Афанасьев: Да. Если я говорю, что приватизация и ваучерная, и в форме залогов аукциона была бандитской, преступной, криминальной, опять-таки надо иметь в виду, в каком смысле. Когда мы говорим, что криминальная и преступная, то мы называем слова из юридического словаря, то есть из словаря права. Но дело в том, что ни в Советском союзе, ни в России никакого права не было, поэтому квалифицировать происходящее лишение собственности и ресурсов основных на юридическом языке – это не совсем адекватно. Поэтому и преступление, и бандитизм, и криминал, это на самом деле так, но надо понимать, что это значит. По существу произошло, как я понимаю, расхищение, разворовывание того, что является понятием основных ресурсов страны.

Желнов: Да, но почему при этом для многих людей те же 90-е, от которых мы отталкиваемся, стали символом и свободы, проявления себя? Вы хотите сказать, что не было совсем предпринимательского класса в те годы, который не зарождался тогда?

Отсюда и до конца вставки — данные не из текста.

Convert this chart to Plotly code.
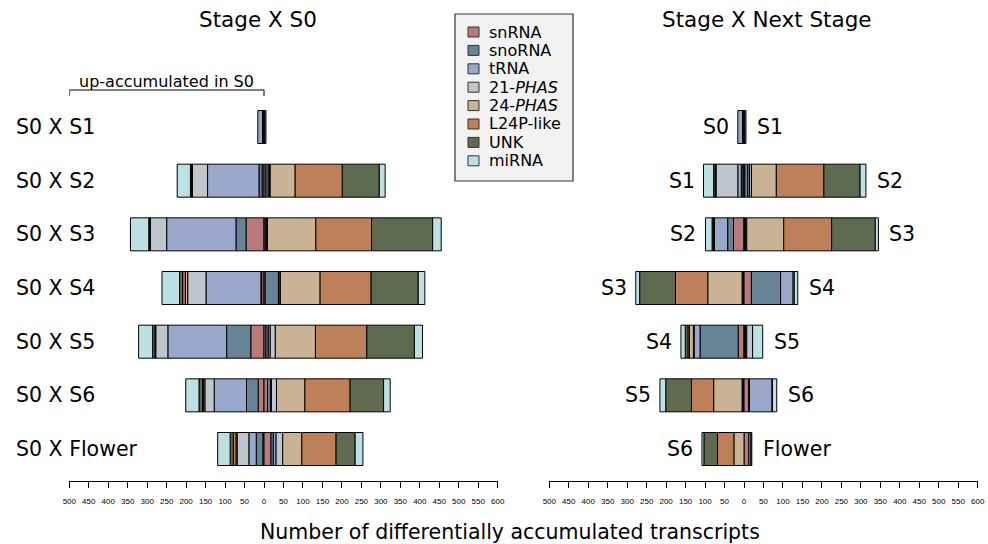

Афанасьев: Его и сейчас нет.

Морев: Фактически ваша критика и путинского, и ельцинского периода – это критика слева, вы критикуете их едва ли не с коммунистических позиций.

Афанасьев: Нет. Я считаю, то, что я сказал, это из либеральных позиций. Это совсем не только слева, хотя и с левых позиций все это можно тоже сказать так же, как и с либеральных.